DEAR ABBY: A guy at work, "Leon," is my age, very friendly and down-to-earth. When we've worked together, we have had great conversations, and he has told me a lot about his girlfriend who he's been with for years. I feel guilty knowing this because Leon is having an affair with a girl here at work who's almost a decade his junior, and they've started getting very brazen about it.
He tells people he's tempted by her but would not cross the line. The girl, however, tells very different, detailed and personal stories about their rendezvous. I'm not friends with Leon on Facebook, but I looked at his profile to read a tribute to his recently lost friend and saw his girlfriend's name, and I'm tempted to reach out.
This woman doesn't know me, but I know that at my age, if my boyfriend of three years was messing around at work and everybody knew but me, I'd be livid at them almost as much as I would be at him. As someone who has been cheated on before, I feel I have a duty to his girlfriend because I wouldn't want to waste another second in the dark or with a cheater.
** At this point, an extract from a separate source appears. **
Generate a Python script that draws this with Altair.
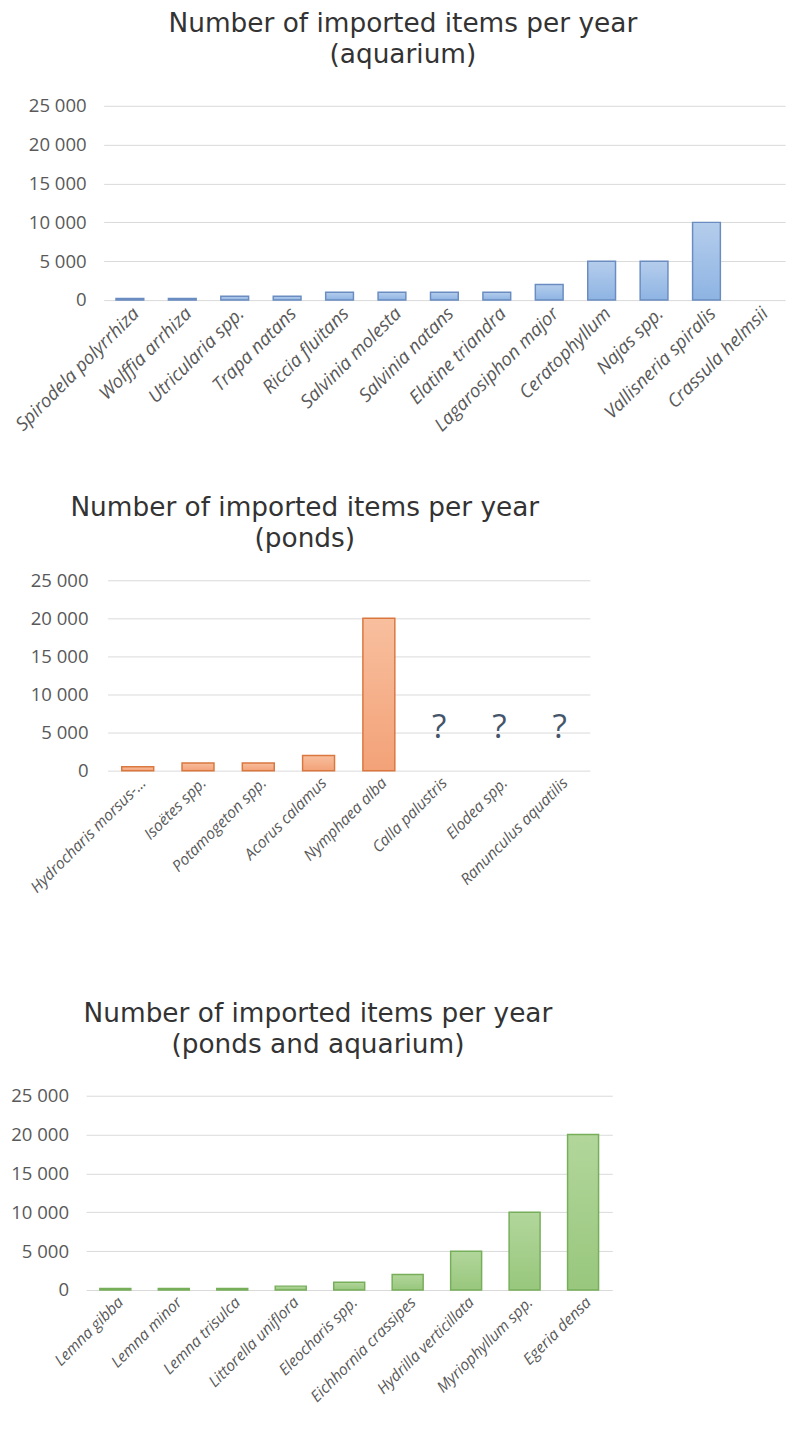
import altair as alt
import pandas as pd

# ---------------- data ----------------
aq_species = ["Spirodela polyrrhiza", "Wolffia arrhiza", "Utricularia spp.", "Trapa natans",
              "Riccia fluitans", "Salvinia molesta", "Salvinia natans", "Elatine triandra",
              "Lagarosiphon major", "Ceratophyllum", "Najas spp.", "Vallisneria spiralis",
              "Crassula helmsii"]
aq_values = [200, 200, 500, 500, 1000, 1000, 1000, 1000, 2000, 5000, 5000, 10000, None]

pond_species = ["Hydrocharis morsus-...", "Isoëtes spp.", "Potamogeton spp.", "Acorus calamus",
                "Nymphaea alba", "Calla palustris", "Elodea spp.", "Ranunculus aquatilis"]
pond_values = [500, 1000, 1000, 2000, 20000, None, None, None]
unknown_species = ["Calla palustris", "Elodea spp.", "Ranunculus aquatilis"]
unknown_pos = [5600, 5600, 5600]

both_species = ["Lemna gibba", "Lemna minor", "Lemna trisulca", "Littorella uniflora",
                "Eleocharis spp.", "Eichhornia crassipes", "Hydrilla verticillata",
                "Myriophyllum spp.", "Egeria densa"]
both_values = [200, 200, 200, 500, 1000, 2000, 5000, 10000, 20000]

y_ticks = [0, 5000, 10000, 15000, 20000, 25000]

FONT = "Open Sans"
TITLE_FONT = "DejaVu Sans"
LABEL_COLOR = "#595959"
TITLE_COLOR = "#333333"


def y_enc(field, label_pad, extent, axis_offset):
    return alt.Y(field, scale=alt.Scale(domain=[0, 25000], nice=False),
                 axis=alt.Axis(title=None, values=y_ticks,
                               labelExpr="replace(format(datum.value, ','), ',', ' ')",
                               labelFont=FONT, labelFontSize=19, labelColor=LABEL_COLOR,
                               ticks=False, domain=False, grid=True, gridColor="#D9D9D9",
                               gridWidth=1, labelOverlap=False, labelPadding=label_pad,
                               minExtent=extent, offset=axis_offset))


def panel(cats, vals, title_lines, width, height, extent, label_pad, axis_offset,
          fill_top, fill_bottom, stroke, title_offset, title_dx, xfont,
          x_range=None, extra_df=None):
    df = pd.DataFrame({"species": cats, "items": vals})
    scale_args = dict(domain=cats, paddingInner=0.47, paddingOuter=0.235)
    if x_range is not None:
        scale_args["range"] = x_range
    x = alt.X("species:N", sort=cats, scale=alt.Scale(**scale_args),
              axis=alt.Axis(title=None, labelAngle=-45, labelAlign="right", labelBaseline="top",
                            labelFont=FONT, labelFontStyle="italic", labelFontSize=xfont,
                            labelColor=LABEL_COLOR, ticks=False, domain=False, grid=False,
                            labelLimit=400, labelPadding=4, labelOverlap=False))
    grad = alt.Gradient(gradient="linear",
                        stops=[alt.GradientStop(color=fill_top, offset=0),
                               alt.GradientStop(color=fill_bottom, offset=1)],
                        x1=0, x2=0, y1=0, y2=1)
    bars = alt.Chart(df).mark_bar(fill=grad, stroke=stroke, strokeWidth=1.5).encode(
        x=x, y=y_enc("items:Q", label_pad, extent, axis_offset))
    layers = [bars]
    if extra_df is not None:
        q = alt.Chart(extra_df).mark_text(text="?", font=FONT, fontSize=34, color="#44546A",
                                          baseline="middle").encode(
            x=x, y=y_enc("pos:Q", label_pad, extent, axis_offset))
        layers.append(q)
    return alt.layer(*layers).properties(
        width=width, height=height,
        title=alt.TitleParams(title_lines, font=TITLE_FONT, fontSize=27, fontWeight="normal",
                              color=TITLE_COLOR, lineHeight=32, offset=title_offset,
                              baseline="top", anchor="middle", dx=title_dx))


q_df = pd.DataFrame({"species": unknown_species, "pos": unknown_pos})

top = panel(aq_species, aq_values, ["Number of imported items per year", "(aquarium)"],
            691, 199, 98, 18, 4, "#B5CDEC", "#8EB4E3", "#6A8CC0", 29, -43, 19,
            x_range=[-4, 694])
mid = panel(pond_species, pond_values, ["Number of imported items per year", "(ponds)"],
            494, 195, 102, 20, 0, "#F8BF9E", "#F3A278", "#D9773F", 19, -45, 16, extra_df=q_df)
bot = panel(both_species, both_values, ["Number of imported items per year", "(ponds and aquarium)"],
            539, 199, 80, 18, 22, "#B2D69B", "#98C77D", "#77AE5A", 29, -54, 16,
            x_range=[-22, 517])

inner = alt.concat(top, mid, columns=1, spacing=61)
chart = alt.concat(inner, bot, columns=1, spacing=107).properties(
    padding={"left": 0, "top": -15, "right": 0, "bottom": 0}, background="white"
).configure_view(stroke=None)

chart.save("out.html", embed_options={"renderer": "svg", "actions": False})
Then again, since Leon and his plaything aren't subtle, do you think I should approach him instead and ask if he's still with his girlfriend or if she knows about the mistress? I've always thought honesty was the best policy and straightforwardness got the most honest answers. Any advice would be much appreciated. -- WITNESS IN VIRGINIA
DEAR WITNESS: I understand your impulse to intervene on behalf of Leon's wronged girlfriend, but for your own sake, please resist the urge. If you start a firestorm, your workplace could become unbearable. So, with the understanding that Leon is a cheater and a liar, stay out of it.